# Same sex defacto visa help



## jeremy75 (May 28, 2011)

Hi,

I met my boyfriend of almost two years when he was here on a working visa from Canada, we dated for five months (the last five sadly) of his working visa at which time he moved home.

We have maintained a friendship/relationship since that time and are now attempting a defacto visa application. We have both visited one anothers respective countries since he left as tourists, have many emails, costly phone bills, family statements attesting to the relationship that is, but are we kidding ourselves at any chance of getting a defacto visa?

Trouble is he can't get any other visa except possibly a student visa to move back to Australia and I cannot move to Canada without being sponsored due to the fact I am over 34.

Do we have any other options? Chance of getting a defacto visa?

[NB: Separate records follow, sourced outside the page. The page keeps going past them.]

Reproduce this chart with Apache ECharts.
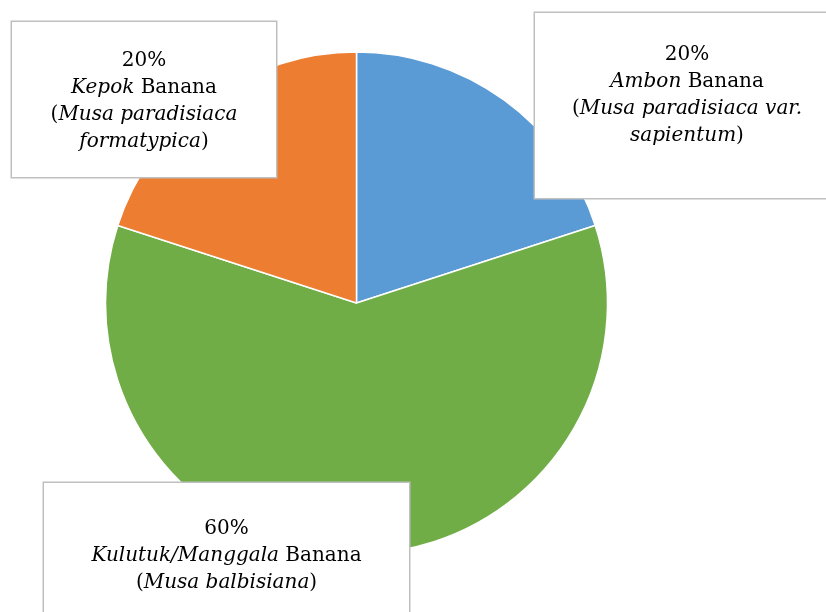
<!DOCTYPE html>
<html>
<head>
<meta charset="utf-8">
<script src="https://cdn.jsdelivr.net/npm/echarts@6/dist/echarts.min.js"></script>
<style>
  html, body { margin: 0; padding: 0; background: #fff; }
  #chart { width: 826px; height: 612px; }
</style>
</head>
<body>
<div id="chart"></div>
<script>
// banana types, clockwise from 12 o'clock
const localNames = ['Ambon', 'Kulutuk/Manggala', 'Kepok']
const latinNames = [
  ['Musa paradisiaca var.', 'sapientum'],
  ['Musa balbisiana'],
  ['Musa paradisiaca', 'formatypica']
]
const shares = [20, 60, 20]
const colors = ['#5B9BD5', '#70AD47', '#ED7D31']

// label boxes: centre x, top y, width, height, padding top
const boxes = [
  { cx: 687, top: 13, w: 304, h: 185, pad: 28 },
  { cx: 226.5, top: 483, w: 365, h: 150, pad: 32 },
  { cx: 144, top: 22, w: 264, h: 155, pad: 25 }
]

const FONT = 'DejaVu Serif'

function labelText (p) {
  const i = p.dataIndex
  const latin = latinNames[i]
  let s = '{n|' + p.percent + '%}\n{i|' + localNames[i] + '}{n| Banana}\n{n|(}{i|' + latin[0] + '}'
  if (latin.length > 1) {
    s += '\n{i|' + latin[1] + '}{n|)}'
  } else {
    s += '{n|)}'
  }
  return s
}

const chart = echarts.init(document.getElementById('chart'))
chart.setOption({
  animation: false,
  series: [{
    type: 'pie',
    center: [356.5, 303],
    radius: 251,
    startAngle: 90,
    clockwise: true,
    avoidLabelOverlap: false,
    itemStyle: { borderColor: '#fff', borderWidth: 1.5 },
    emphasis: { disabled: true },
    labelLine: { show: false },
    label: {
      show: true,
      position: 'outside',
      formatter: labelText,
      backgroundColor: '#fff',
      borderColor: '#BFBFBF',
      borderWidth: 1.5,
      rich: {
        n: { fontFamily: FONT, fontSize: 20, lineHeight: 27, color: '#000' },
        i: { fontFamily: FONT, fontSize: 20, lineHeight: 27, color: '#000', fontStyle: 'italic' }
      }
    },
    labelLayout: function (params) {
      const b = boxes[params.dataIndex]
      return { x: b.cx, y: b.top, align: 'center', verticalAlign: 'top' }
    },
    data: shares.map(function (v, i) {
      const b = boxes[i]
      return {
        value: v,
        name: localNames[i],
        itemStyle: { color: colors[i] },
        label: { width: b.w, height: b.h - b.pad, padding: [b.pad, 0, 0, 0] }
      }
    })
  }]
})
</script>
</body>
</html>
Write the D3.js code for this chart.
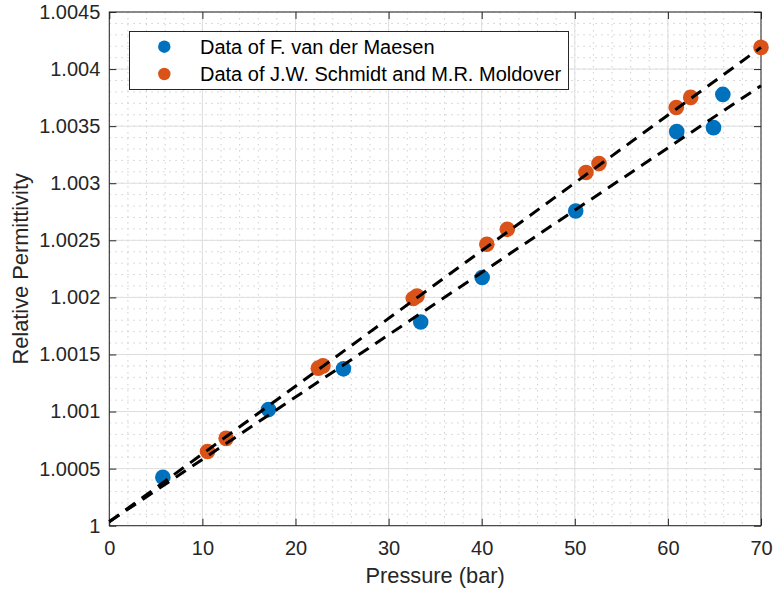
<!DOCTYPE html>
<html>
<head>
<meta charset="utf-8">
<script src="https://cdn.jsdelivr.net/npm/d3@7/dist/d3.min.js"></script>
<style>
  html, body { margin: 0; padding: 0; background: #fff; }
  svg { display: block; font-family: "Liberation Sans", Arial, Helvetica, sans-serif; }
</style>
</head>
<body>
<svg id="chart" width="774" height="595"></svg>
<script>
// Measured relative permittivity versus pressure
const maesenPressure = [5.75, 17.1, 25.15, 33.45, 40.05, 50.1, 60.95, 64.9, 65.9];
const maesenEps      = [1.000425, 1.001017, 1.001374, 1.001784, 1.002174, 1.002757, 1.003452, 1.003487, 1.003778];

const schmidtPressure = [10.55, 12.55, 22.45, 22.95, 32.65, 33.05, 40.55, 42.75, 51.2, 52.6, 60.9, 62.45, 70.0];
const schmidtEps      = [1.000650, 1.000765, 1.001380, 1.001400, 1.001990, 1.002012, 1.002465, 1.002596, 1.003094, 1.003172, 1.003663, 1.003752, 1.004190];

// Linear fits through each data set (end points of the fitted lines)
const fitPressure   = [0, 70];
const fitSchmidt    = [1.000035, 1.004190];
const fitMaesen     = [1.000035, 1.003855];

const xTicks = [0, 10, 20, 30, 40, 50, 60, 70];
const yTicks = [1, 1.0005, 1.001, 1.0015, 1.002, 1.0025, 1.003, 1.0035, 1.004, 1.0045];
const yTickLabels = ["1", "1.0005", "1.001", "1.0015", "1.002", "1.0025", "1.003", "1.0035", "1.004", "1.0045"];
const xMinor = d3.range(0, 70.001, 2);
const yMinor = d3.range(0, 46).map(i => 1 + i * 0.0001);

const legendLabels = ["Data of F. van der Maesen", "Data of J.W. Schmidt and M.R. Moldover"];
const colors = ["#0072BD", "#D95319"];

const svg = d3.select("#chart");
const plotLeft = 109.3, plotRight = 761, plotTop = 12, plotBottom = 525.7;
const x = d3.scaleLinear().domain([0, 70]).range([plotLeft, plotRight]);
const y = d3.scaleLinear().domain([1, 1.0045]).range([plotBottom, plotTop]);

const textColor = "#262626";

// Minor grid (dotted)
const grid = svg.append("g");
grid.selectAll("line.xm").data(xMinor).join("line")
  .attr("x1", d => x(d)).attr("x2", d => x(d)).attr("y1", plotTop).attr("y2", plotBottom)
  .attr("stroke", "#cfcfcf").attr("stroke-width", 1).attr("stroke-dasharray", "1.5,4.5");
grid.selectAll("line.ym").data(yMinor).join("line")
  .attr("y1", d => y(d)).attr("y2", d => y(d)).attr("x1", plotLeft).attr("x2", plotRight)
  .attr("stroke", "#cfcfcf").attr("stroke-width", 1).attr("stroke-dasharray", "1.5,4.5");

// Major grid
const majorGrid = svg.append("g");
majorGrid.selectAll("line.xM").data(xTicks).join("line")
  .attr("x1", d => x(d)).attr("x2", d => x(d)).attr("y1", plotTop).attr("y2", plotBottom)
  .attr("stroke", "#dedede").attr("stroke-width", 1);
majorGrid.selectAll("line.yM").data(yTicks).join("line")
  .attr("y1", d => y(d)).attr("y2", d => y(d)).attr("x1", plotLeft).attr("x2", plotRight)
  .attr("stroke", "#dedede").attr("stroke-width", 1);

// Axes with inward ticks on all four sides
const fmtY = d => yTickLabels[yTicks.indexOf(d)];
const xAxis = d3.axisBottom(x).tickValues(xTicks).tickSizeInner(-7).tickSizeOuter(0).tickPadding(15);
const yAxis = d3.axisLeft(y).tickValues(yTicks).tickFormat(fmtY).tickSizeInner(-7).tickSizeOuter(0).tickPadding(9);
const xAxisTop = d3.axisTop(x).tickValues(xTicks).tickFormat("").tickSizeInner(-7).tickSizeOuter(0);
const yAxisRight = d3.axisRight(y).tickValues(yTicks).tickFormat("").tickSizeInner(-7).tickSizeOuter(0);

function styleAxis(g) {
  g.select(".domain").remove();
  g.selectAll(".tick line").attr("stroke", textColor).attr("stroke-width", 1);
  g.selectAll(".tick text").attr("fill", textColor).style("font-size", "20px")
    .style("font-family", "'Liberation Sans', Arial, Helvetica, sans-serif");
}
svg.append("g").attr("transform", `translate(0,${plotBottom})`).call(xAxis).call(styleAxis);
svg.append("g").attr("transform", `translate(${plotLeft},0)`).call(yAxis).call(styleAxis);
svg.append("g").attr("transform", `translate(0,${plotTop})`).call(xAxisTop).call(styleAxis);
svg.append("g").attr("transform", `translate(${plotRight},0)`).call(yAxisRight).call(styleAxis);

// Axes box
svg.append("rect").attr("x", plotLeft).attr("y", plotTop)
  .attr("width", plotRight - plotLeft).attr("height", plotBottom - plotTop)
  .attr("fill", "none").attr("stroke", textColor).attr("stroke-width", 1);

// Data markers
const markerR = 7.8;
svg.append("g").selectAll("circle").data(maesenPressure.map((p, i) => [p, maesenEps[i]])).join("circle")
  .attr("cx", d => x(d[0])).attr("cy", d => y(d[1])).attr("r", markerR).attr("fill", colors[0]);
svg.append("g").selectAll("circle").data(schmidtPressure.map((p, i) => [p, schmidtEps[i]])).join("circle")
  .attr("cx", d => x(d[0])).attr("cy", d => y(d[1])).attr("r", markerR).attr("fill", colors[1]);

// Fit lines
const fitLine = d3.line().x(d => x(d[0])).y(d => y(d[1]));
[fitSchmidt, fitMaesen].forEach(vals => {
  svg.append("path").datum(fitPressure.map((p, i) => [p, vals[i]]))
    .attr("d", fitLine).attr("fill", "none").attr("stroke", "#000")
    .attr("stroke-width", 3).attr("stroke-dasharray", "12,8");
});

// Axis labels
svg.append("text").attr("x", (plotLeft + plotRight) / 2).attr("y", 583)
  .attr("text-anchor", "middle").attr("fill", textColor).style("font-size", "21.8px")
  .text("Pressure (bar)");
svg.append("text").attr("transform", `translate(28,${(plotTop + plotBottom) / 2}) rotate(-90)`)
  .attr("text-anchor", "middle").attr("fill", textColor).style("font-size", "21.8px")
  .text("Relative Permittivity");

// Legend
const lg = svg.append("g");
lg.append("rect").attr("x", 129.5).attr("y", 31.5).attr("width", 439).attr("height", 58)
  .attr("fill", "#fff").attr("stroke", textColor).attr("stroke-width", 1);
const rowY = [46.7, 74];
legendLabels.forEach((lab, i) => {
  lg.append("circle").attr("cx", 164.3).attr("cy", rowY[i]).attr("r", 6.2).attr("fill", colors[i]);
  lg.append("text").attr("x", 200).attr("y", rowY[i]).attr("dy", "0.35em")
    .attr("fill", "#000").style("font-size", "20px").text(lab);
});
</script>
</body>
</html>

Who'd have thought it would be so hard for two guys from Commonwealth countries to live together.

All advice graciously accepted.

Jeremy


----------



## Elearning Courses (Jun 2, 2011)

Hi Jeremy.

I read from De Facto Australian Visa Requirements - Spouse / De Facto | Australian Immigration that both of you must have lived together for atleast 12 months. Based on your statement, you did not stay together for the 5-month period that you've been dating. You may view the page and see other factors that will be checked showing your mutual commitment when applying for this type of Visa. Let's also hope for other recommendations on this forum.


----------